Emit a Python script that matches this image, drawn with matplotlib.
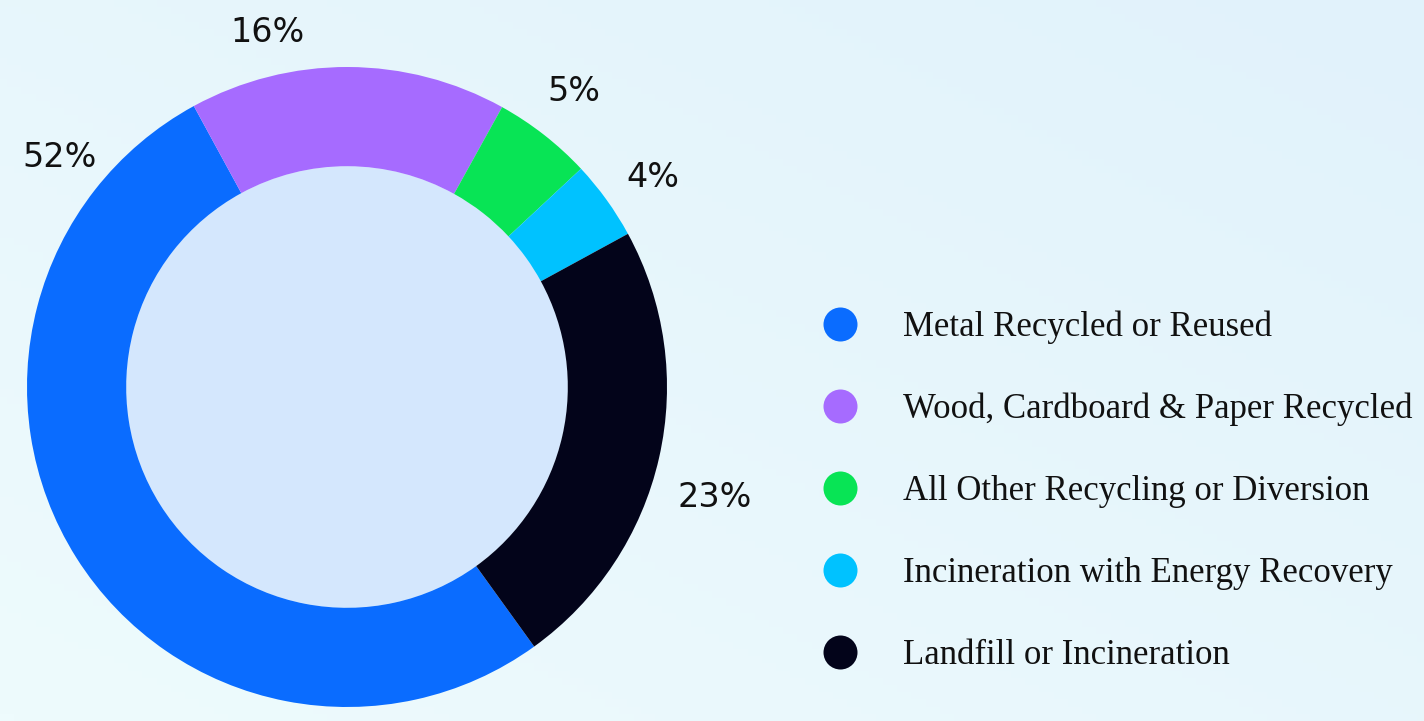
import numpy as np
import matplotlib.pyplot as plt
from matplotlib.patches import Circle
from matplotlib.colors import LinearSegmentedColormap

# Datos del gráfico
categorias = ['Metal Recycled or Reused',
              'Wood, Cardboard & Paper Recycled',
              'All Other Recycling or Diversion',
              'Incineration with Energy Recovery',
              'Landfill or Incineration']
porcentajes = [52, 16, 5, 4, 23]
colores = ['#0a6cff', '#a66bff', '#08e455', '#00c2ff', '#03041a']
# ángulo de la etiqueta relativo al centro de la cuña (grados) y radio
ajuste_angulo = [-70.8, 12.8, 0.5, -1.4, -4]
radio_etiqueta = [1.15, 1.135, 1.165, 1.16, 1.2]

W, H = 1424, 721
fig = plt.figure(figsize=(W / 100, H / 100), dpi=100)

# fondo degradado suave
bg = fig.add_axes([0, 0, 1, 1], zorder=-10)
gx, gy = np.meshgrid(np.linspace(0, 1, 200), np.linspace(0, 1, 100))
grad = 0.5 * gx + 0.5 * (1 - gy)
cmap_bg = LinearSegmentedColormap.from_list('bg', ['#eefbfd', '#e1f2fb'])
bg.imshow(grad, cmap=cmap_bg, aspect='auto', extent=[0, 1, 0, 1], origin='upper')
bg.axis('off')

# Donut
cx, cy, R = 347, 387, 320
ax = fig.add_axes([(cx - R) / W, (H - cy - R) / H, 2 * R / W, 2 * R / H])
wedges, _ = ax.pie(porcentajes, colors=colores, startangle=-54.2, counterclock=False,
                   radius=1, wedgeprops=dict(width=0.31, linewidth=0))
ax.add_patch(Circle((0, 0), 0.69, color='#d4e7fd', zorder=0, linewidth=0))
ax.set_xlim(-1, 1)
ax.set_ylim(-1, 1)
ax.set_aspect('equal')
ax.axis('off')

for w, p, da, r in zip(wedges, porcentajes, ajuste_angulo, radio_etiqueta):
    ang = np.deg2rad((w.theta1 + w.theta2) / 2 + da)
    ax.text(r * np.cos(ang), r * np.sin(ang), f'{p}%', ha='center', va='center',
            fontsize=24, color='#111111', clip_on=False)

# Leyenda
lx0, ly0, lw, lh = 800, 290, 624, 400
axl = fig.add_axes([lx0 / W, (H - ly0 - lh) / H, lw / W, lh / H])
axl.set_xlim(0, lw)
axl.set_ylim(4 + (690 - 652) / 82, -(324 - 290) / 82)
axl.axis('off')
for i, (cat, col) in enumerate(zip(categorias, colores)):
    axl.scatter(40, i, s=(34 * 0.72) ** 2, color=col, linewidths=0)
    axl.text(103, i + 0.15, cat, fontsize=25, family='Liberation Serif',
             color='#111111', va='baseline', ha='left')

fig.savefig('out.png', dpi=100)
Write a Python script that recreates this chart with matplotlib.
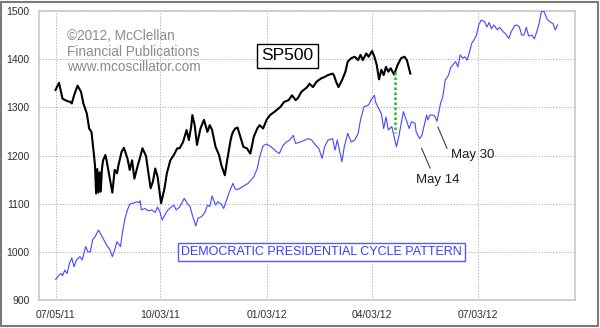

□ □ □

◆ Task instructions
Repeat exactly and only the lines from the start of the data above through the line that holds "from matplotlib.colors import", inclusive. Pictures do not belong in the copy.

◆ Result for this task
Emit a Python script that matches this image, drawn with matplotlib.
import numpy as np
import matplotlib.pyplot as plt
from matplotlib.patches import Circle
from matplotlib.colors import LinearSegmentedColormap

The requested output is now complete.